An effective reward system aims at responding to forces in the market. So the questions start to rise "How worthy is an employee to a company?" Psychological and social factors affect reward systems, including the trust, and fairness ideas of an employee. Robbins, Decenzo, and Coulter (2010, p. 98) argue that a system viewed to be fair is one of psychological contract principal components. It should be in compliance with the regulations of the government, the goals of an organization as well as the current business environment, which is very uncertain.

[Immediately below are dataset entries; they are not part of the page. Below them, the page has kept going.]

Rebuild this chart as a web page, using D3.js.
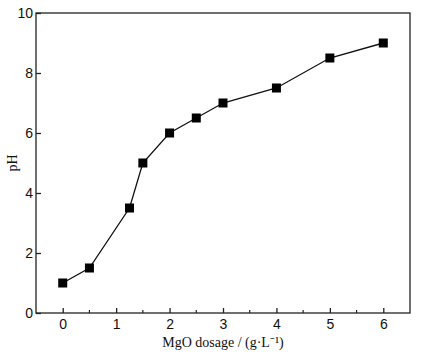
<!DOCTYPE html>
<html>
<head>
<meta charset="utf-8">
<script src="https://cdn.jsdelivr.net/npm/d3@7"></script>
<style>
  body { margin: 0; background: #fff; }
  svg { display: block; }
</style>
</head>
<body>
<div id="chart"></div>
<script>
const dosage = [0, 0.5, 1.25, 1.5, 2, 2.5, 3, 4, 5, 6];
const phValues = [1, 1.5, 3.5, 5, 6, 6.5, 7, 7.5, 8.5, 9];
const xTicks = [0, 1, 2, 3, 4, 5, 6];
const xMinorTicks = [0.5, 1.5, 2.5, 3.5, 4.5, 5.5];
const yTicks = [0, 2, 4, 6, 8, 10];

const width = 424, height = 357;
const margin = { top: 13, right: 14, bottom: 44, left: 36 };

const svg = d3.select('#chart')
  .append('svg')
  .attr('width', width)
  .attr('height', height)
  .attr('font-family', '"Liberation Serif", "Times New Roman", serif');

const x = d3.scaleLinear().domain([-0.5, 6.5]).range([margin.left, width - margin.right]);
const y = d3.scaleLinear().domain([0, 10]).range([height - margin.bottom, margin.top]);

const data = dosage.map((d, i) => ({ x: d, y: phValues[i] }));

// frame
svg.append('rect')
  .attr('x', x(-0.5))
  .attr('y', y(10))
  .attr('width', x(6.5) - x(-0.5))
  .attr('height', y(0) - y(10))
  .attr('fill', 'none')
  .attr('stroke', '#222')
  .attr('stroke-width', 1.3);

// x axis, ticks pointing in
const xAxis = svg.append('g')
  .attr('transform', `translate(0,${y(0)})`)
  .call(d3.axisBottom(x).tickValues(xTicks).tickSizeInner(-5).tickSizeOuter(0).tickPadding(6).tickFormat(d3.format('d')));
xAxis.select('.domain').remove();
xAxis.selectAll('.tick line').attr('stroke', '#222').attr('stroke-width', 1.3);
xAxis.selectAll('.tick text').attr('font-size', 14).attr('fill', '#111');

svg.append('g')
  .selectAll('line')
  .data(xMinorTicks)
  .join('line')
  .attr('x1', d => x(d)).attr('x2', d => x(d))
  .attr('y1', y(0)).attr('y2', y(0) - 3)
  .attr('stroke', '#222')
  .attr('stroke-width', 1.2);

// y axis
const yAxis = svg.append('g')
  .attr('transform', `translate(${x(-0.5)},0)`)
  .call(d3.axisLeft(y).tickValues(yTicks).tickSizeInner(-5).tickSizeOuter(0).tickPadding(3));
yAxis.select('.domain').remove();
yAxis.selectAll('.tick line').attr('stroke', '#222').attr('stroke-width', 1.3);
yAxis.selectAll('.tick text').attr('font-size', 14).attr('fill', '#111');

// line + markers
svg.append('path')
  .datum(data)
  .attr('fill', 'none')
  .attr('stroke', '#111')
  .attr('stroke-width', 1.3)
  .attr('d', d3.line().x(d => x(d.x)).y(d => y(d.y)));

svg.append('g')
  .selectAll('rect')
  .data(data)
  .join('rect')
  .attr('x', d => x(d.x) - 4.5)
  .attr('y', d => y(d.y) - 4.5)
  .attr('width', 9)
  .attr('height', 9)
  .attr('fill', '#000');

// labels
svg.append('text')
  .attr('x', (x(-0.5) + x(6.5)) / 2)
  .attr('y', 347)
  .attr('text-anchor', 'middle')
  .attr('font-size', 14)
  .attr('fill', '#111')
  .text('MgO dosage / (g·L⁻¹)');

svg.append('text')
  .attr('transform', `translate(17,${(y(0) + y(10)) / 2}) rotate(-90)`)
  .attr('text-anchor', 'middle')
  .attr('font-size', 14)
  .attr('fill', '#111')
  .text('pH');
</script>
</body>
</html>
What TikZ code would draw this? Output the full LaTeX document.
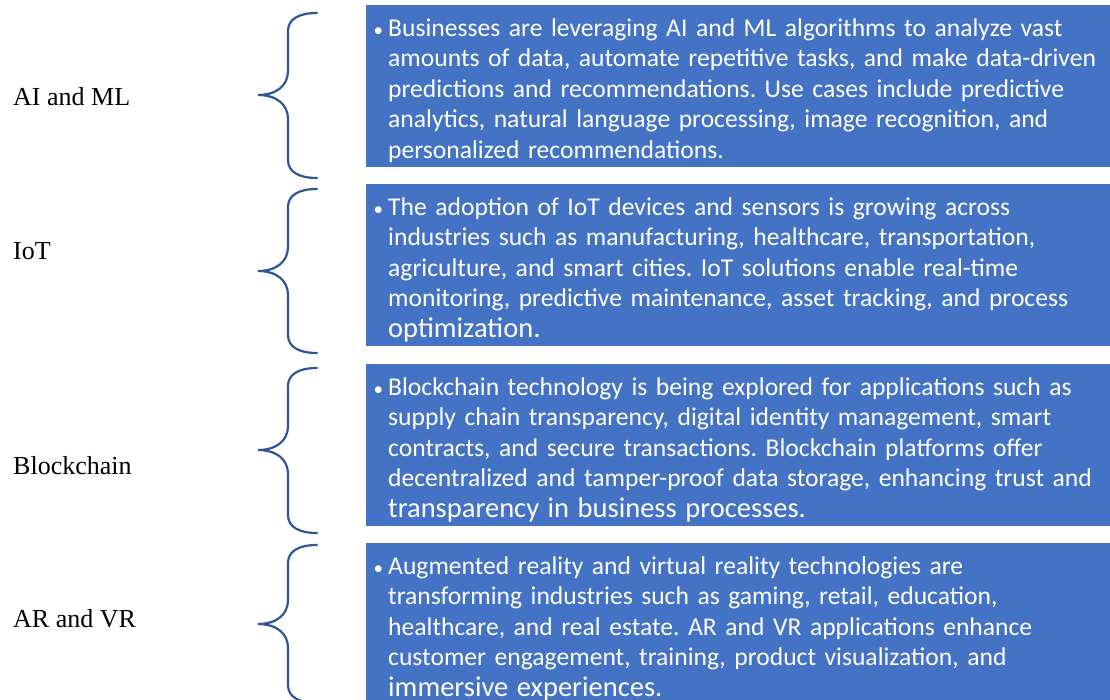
\documentclass[tikz,border=0pt]{standalone}
\usepackage{fontspec}
\setmainfont{Carlito}
\newfontfamily\serifl{Liberation Serif}
\usepackage{tikz}
\usetikzlibrary{positioning}
\definecolor{boxblue}{RGB}{68,114,196}
\definecolor{braceblue}{RGB}{47,85,151}
\frenchspacing

\tikzset{
  techbox/.style={fill=boxblue, text=white, anchor=north west, inner xsep=22, inner ysep=0,
    text width=740, align=left, font=\fontsize{25.6}{30.5}\selectfont},
  techlabel/.style={anchor=base west, inner sep=0, font=\serifl\fontsize{26}{30}\selectfont},
  techbrace/.style={braceblue, line width=2.2, line cap=round}
}
% bullet hanging left of the first line, plus struts fixing the box height
\newcommand{\bul}{\rule{0pt}{31pt}\llap{{\fontsize{19}{19}\selectfont\textbullet}\hspace{5pt}}}
\newcommand{\lastl}{\rule[-9pt]{0pt}{9pt}}
\newcommand{\tailfont}{\fontsize{28.5}{30.5}\selectfont}

\begin{document}
\begin{tikzpicture}[x=1pt,y=-1pt]
  \useasboundingbox (0,0) rectangle (1110,699);
  \def\bx{366}

  % labels on the left
  \node[techlabel] (labai)  at (13,105) {AI and ML};
  \node[techlabel] (labiot) at (13,259) {IoT};
  \node[techlabel] (labbc)  at (13,474) {Blockchain};
  \node[techlabel] (labar)  at (13,627) {AR and VR};

  % braces
  \foreach \t/\m/\b in {13/95/178,189/271/353,368/450/533,545/624/703}
    \draw[techbrace] (317,\t) .. controls (299,\t) and (288,\t+6) .. (288,\t+18)
      -- (288,\m-24) .. controls (288,\m-9) and (276,\m) .. (258,\m)
      .. controls (276,\m) and (288,\m+9) .. (288,\m+24)
      -- (288,\b-18) .. controls (288,\b-6) and (299,\b) .. (317,\b);

  % text boxes
  \node[techbox] (boxai) at (\bx,5) {\bul Businesses are leveraging AI and ML algorithms to analyze vast\\
    amounts of data, automate repetitive tasks, and make data-driven\\
    predictions and recommendations. Use cases include predictive\\
    analytics, natural language processing, image recognition, and\\
    personalized recommendations.\lastl};
  \node[techbox] (boxiot) at (\bx,184) {\bul The adoption of IoT devices and sensors is growing across\\
    industries such as manufacturing, healthcare, transportation,\\
    agriculture, and smart cities. IoT solutions enable real-time\\
    monitoring, predictive maintenance, asset tracking, and process\\
    {\tailfont optimization.}\lastl};
  \node[techbox] (boxbc) at (\bx,364) {\bul Blockchain technology is being explored for applications such as\\
    supply chain transparency, digital identity management, smart\\
    contracts, and secure transactions. Blockchain platforms offer\\
    decentralized and tamper-proof data storage, enhancing trust and\\
    {\tailfont transparency in business processes.}\lastl};
  \node[techbox] (boxar) at (\bx,543) {\bul Augmented reality and virtual reality technologies are\\
    transforming industries such as gaming, retail, education,\\
    healthcare, and real estate. AR and VR applications enhance\\
    customer engagement, training, product visualization, and\\
    {\tailfont immersive experiences.}\lastl};
\end{tikzpicture}
\end{document}
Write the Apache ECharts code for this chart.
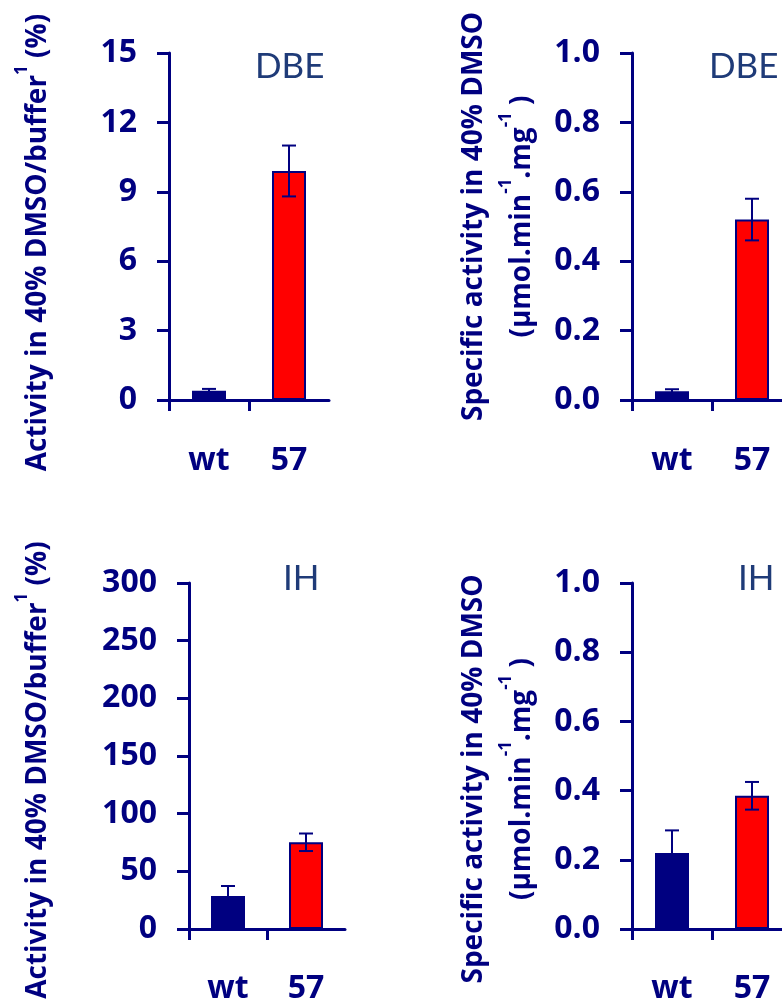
<!DOCTYPE html>
<html>
<head>
<meta charset="utf-8">
<script src="https://cdn.jsdelivr.net/npm/echarts@6/dist/echarts.min.js"></script>
<style>
html,body{margin:0;padding:0;background:#fff;}
#c{width:782px;height:1008px;}
</style>
</head>
<body>
<div id="c"></div>
<script>
// ---- data ----
const categories = ['wt', '57'];
const dbeActivity = [0.4, 9.9];
const dbeActivityErr = [0.08, 1.1];
const dbeSpecific = [0.025, 0.52];
const dbeSpecificErr = [0.006, 0.06];
const ihActivity = [28.6, 75.2];
const ihActivityErr = [8.7, 7.6];
const ihSpecific = [0.22, 0.385];
const ihSpecificErr = [0.065, 0.04];
const panelTitles = ['DBE', 'DBE', 'IH', 'IH'];
const activityTicks = { dbe: { max: 15, interval: 3 }, ih: { max: 300, interval: 50 } };
const specificTicks = { max: 1.0, interval: 0.2 };
const yNames = [
  'Activity in 40% DMSO/buffer{sup|1} (%)',
  'Specific activity in 40% DMSO\n(µmol.min{sup|-1}.mg{sup|-1} )'
];

// ---- styling ----
const NAVY = '#000080';
const RED = '#ff0000';
const TITLE_COLOR = '#1f3b78';
const BFONT = '"Open Sans", "Noto Sans", sans-serif';
const TFONT = 'Lato, "Noto Sans", sans-serif';

const grids = [
  { left: 169, top: 53, width: 160, height: 347, outerBoundsMode: 'none', containLabel: false },
  { left: 632, top: 53, width: 160, height: 347, outerBoundsMode: 'none', containLabel: false },
  { left: 189, top: 583, width: 156, height: 346, outerBoundsMode: 'none', containLabel: false },
  { left: 632, top: 583, width: 160, height: 346, outerBoundsMode: 'none', containLabel: false }
];

const panels = [
  { vals: dbeActivity, errs: dbeActivityErr, max: activityTicks.dbe.max, interval: activityTicks.dbe.interval, name: yNames[0], gap: 107, pad: [0, 32, 0, 0], fmt: v => String(v), xMargin: 45 },
  { vals: dbeSpecific, errs: dbeSpecificErr, max: specificTicks.max, interval: specificTicks.interval, name: yNames[1], gap: 86, pad: [0, 0, 0, 20], fmt: v => v.toFixed(1), xMargin: 45 },
  { vals: ihActivity, errs: ihActivityErr, max: activityTicks.ih.max, interval: activityTicks.ih.interval, name: yNames[0], gap: 127, pad: [0, 28, 0, 0], fmt: v => String(v), xMargin: 44 },
  { vals: ihSpecific, errs: ihSpecificErr, max: specificTicks.max, interval: specificTicks.interval, name: yNames[1], gap: 86, pad: [0, 46, 0, 0], fmt: v => v.toFixed(1), xMargin: 44 }
];

const titlePos = [
  { left: 255, top: 49 }, { left: 709, top: 49 },
  { left: 283, top: 561 }, { left: 738, top: 561 }
];

const xAxes = [], yAxes = [], series = [], titles = [];
panels.forEach((p, i) => {
  xAxes.push({
    type: 'category', gridIndex: i, data: categories,
    axisLine: { show: true, lineStyle: { color: NAVY, width: 3 } },
    axisTick: { show: false },
    axisLabel: { color: NAVY, fontFamily: BFONT, fontWeight: 'bold', fontSize: 32, margin: p.xMargin },
    splitLine: { show: false }
  });
  xAxes.push({
    type: 'value', gridIndex: i, min: 0, max: categories.length, position: 'bottom',
    axisLine: { show: false },
    axisTick: { show: true, length: 11, customValues: [0, 1], lineStyle: { color: NAVY, width: 3 } },
    axisLabel: { show: false },
    splitLine: { show: false }
  });
  yAxes.push({
    type: 'value', gridIndex: i, min: 0, max: p.max, interval: p.interval,
    axisLine: { show: true, lineStyle: { color: NAVY, width: 3 } },
    axisTick: { show: true, length: 12, lineStyle: { color: NAVY, width: 3 } },
    axisLabel: { color: NAVY, fontFamily: BFONT, fontWeight: 'bold', fontSize: 32, margin: 32, formatter: p.fmt },
    splitLine: { show: false },
    name: p.name, nameLocation: 'middle', nameGap: p.gap, nameRotate: 90,
    nameTextStyle: {
      color: NAVY, fontFamily: BFONT, fontWeight: 'bold', fontSize: 28, lineHeight: 48,
      padding: p.pad,
      rich: { sup: { fontSize: 17, fontWeight: 'bold', fontFamily: BFONT, color: NAVY, verticalAlign: 'top', lineHeight: 34 } }
    }
  });
  series.push({
    type: 'bar', xAxisIndex: i * 2, yAxisIndex: i, barWidth: 34,
    data: p.vals.map((v, k) => ({
      value: v,
      itemStyle: k === 0 ? { color: NAVY, borderColor: NAVY, borderWidth: 2 } : { color: RED, borderColor: NAVY, borderWidth: 2 }
    })),
    silent: true, animation: false, z: 2
  });
  series.push({
    type: 'custom', xAxisIndex: i * 2, yAxisIndex: i,
    data: p.vals.map((v, k) => [k, v - p.errs[k], v + p.errs[k]]),
    renderItem: function (params, api) {
      const x = api.value(0);
      const lo = api.coord([x, api.value(1)]);
      const hi = api.coord([x, api.value(2)]);
      const half = 7;
      const st = { stroke: NAVY, lineWidth: 2 };
      return {
        type: 'group',
        children: [
          { type: 'line', shape: { x1: lo[0], y1: lo[1], x2: hi[0], y2: hi[1] }, style: st },
          { type: 'line', shape: { x1: hi[0] - half, y1: hi[1], x2: hi[0] + half, y2: hi[1] }, style: st },
          { type: 'line', shape: { x1: lo[0] - half, y1: lo[1], x2: lo[0] + half, y2: lo[1] }, style: st }
        ]
      };
    },
    z: 5, silent: true, animation: false
  });
  titles.push({
    text: panelTitles[i], left: titlePos[i].left, top: titlePos[i].top, padding: 0,
    textStyle: { color: TITLE_COLOR, fontFamily: TFONT, fontWeight: 'normal', fontSize: 35 }
  });
});

const chart = echarts.init(document.getElementById('c'), null, { renderer: 'canvas' });
chart.setOption({
  animation: false,
  backgroundColor: '#ffffff',
  title: titles,
  grid: grids,
  xAxis: xAxes,
  yAxis: yAxes,
  series: series
});
</script>
</body>
</html>
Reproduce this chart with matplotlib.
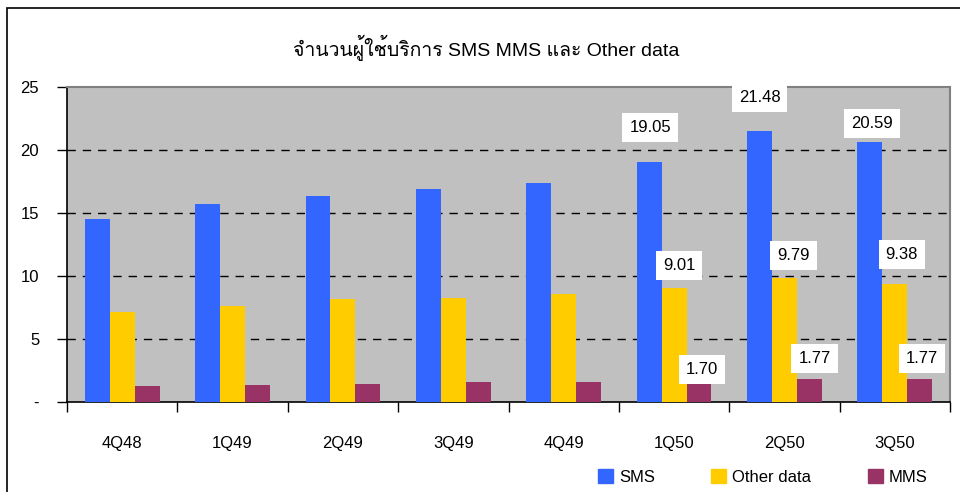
import matplotlib
matplotlib.use("Agg")
import matplotlib.pyplot as plt
from matplotlib import font_manager
from matplotlib.patches import Rectangle, Patch
from matplotlib.ft2font import FT2Font
import numpy as np

categories = ["4Q48", "1Q49", "2Q49", "3Q49", "4Q49", "1Q50", "2Q50", "3Q50"]
sms = [14.50, 15.69, 16.33, 16.88, 17.36, 19.05, 21.48, 20.59]
other = [7.14, 7.60, 8.15, 8.25, 8.55, 9.01, 9.79, 9.38]
mms = [1.27, 1.33, 1.40, 1.56, 1.56, 1.70, 1.77, 1.77]
yticks = [0, 5, 10, 15, 20, 25]
ytick_labels = ["-", "5", "10", "15", "20", "25"]
title = "จำนวนผู้ใช้บริการ SMS MMS และ Other data"

# find a font with Thai glyphs
thai_family = None
for fe in font_manager.fontManager.ttflist:
    try:
        f = FT2Font(fe.fname)
        if f.get_char_index(ord("จ")) and f.get_char_index(ord("ผ")):
            thai_family = fe.name
            break
    except Exception:
        pass
fams = ["Liberation Sans", "DejaVu Sans"]
title_fams = ["Liberation Sans"] + ([thai_family] if thai_family else []) + ["DejaVu Sans"]
plt.rcParams["font.family"] = fams

fig = plt.figure(figsize=(9.6, 4.92), dpi=100)
W, H = 960, 492
# outer chart frame
fig.patches.append(Rectangle((7 / W, -0.1), 2, (H - 8) / H + 0.1, transform=fig.transFigure,
                             fill=False, edgecolor="black", linewidth=1.2))

ax = fig.add_axes([67 / W, 1 - 401.7 / H, (950 - 67) / W, (401.7 - 86.7) / H])
ax.set_facecolor("#C0C0C0")

x = np.arange(len(categories))
bw = 0.226
c_sms, c_oth, c_mms = "#3366FF", "#FFCC00", "#993366"
ax.bar(x - bw, sms, bw, color=c_sms, zorder=3)
ax.bar(x, other, bw, color=c_oth, zorder=3)
ax.bar(x + bw, mms, bw, color=c_mms, zorder=3)

ax.set_xlim(-0.5, len(categories) - 0.5)
ax.set_ylim(0, 25)
ax.set_yticks(yticks)
ax.set_yticklabels(ytick_labels, fontsize=12)
for yv in yticks[1:-1]:
    ax.axhline(yv, color="black", linestyle=(0, (6, 5)), linewidth=1.0, zorder=1)
ax.tick_params(axis="y", direction="out", length=7, width=1, pad=13)
ax.set_xticks(np.arange(len(categories) + 1) - 0.5, minor=False)
ax.set_xticklabels([])
ax.tick_params(axis="x", direction="out", length=7, width=1)
ax.set_xticks(x, minor=True)
ax.set_xticklabels(categories, minor=True, fontsize=12)
ax.tick_params(axis="x", which="minor", length=0, pad=25)
for s in ["top", "right"]:
    ax.spines[s].set_color("#808080")
    ax.spines[s].set_linewidth(1.5)
for s in ["left", "bottom"]:
    ax.spines[s].set_color("black")
    ax.spines[s].set_linewidth(1.2)

# data labels for last three quarters
bbox = dict(boxstyle="square,pad=0.42", facecolor="white", edgecolor="none")
label_offsets = {
    "sms": [(1, 34), (0, 34), (2, 19)],
    "other": [(5, 23), (9, 23), (7, 29)],
    "mms": [(3, 11), (5, 21), (2, 21)],
}
for series, key, dx in [(sms, "sms", -bw), (other, "other", 0), (mms, "mms", bw)]:
    for j, i in enumerate(range(5, 8)):
        ox, oy = label_offsets[key][j]
        ax.annotate(f"{series[i]:.2f}", (x[i] + dx, series[i]), xytext=(ox, oy),
                    textcoords="offset pixels", ha="center", va="center",
                    fontsize=12, bbox=bbox, zorder=5, annotation_clip=False)

fig.text(486 / W, 1 - 48 / H, title, ha="center", va="center", fontsize=14,
         family=title_fams)

handles = [Patch(color=c_sms, label="SMS"), Patch(color=c_oth, label="Other data"),
           Patch(color=c_mms, label="MMS")]
fig.legend(handles=handles, loc="center left", bbox_to_anchor=(598 / W, 1 - 477 / H),
           ncol=3, frameon=False, fontsize=12, handlelength=0.9, handleheight=0.9,
           handletextpad=0.35, columnspacing=3.4, borderpad=0, borderaxespad=0)

fig.savefig("out.png", dpi=100)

With the current workplaces, which are rapidly changing, managers should recognize the significance of motivation and reward systems so as to ensure the survival of their organizations. Since the motivation of workers leads to increased productivity, managers should seek to know what motivates their workers within the activities they perform. Employee motivation is one of the most complex areas in an organization because motivating factors constantly change. For example, if an employee has a very high salary, then money ceases to become a motivator. Additionally, as employees get older, they become more motivated more by interesting tasks.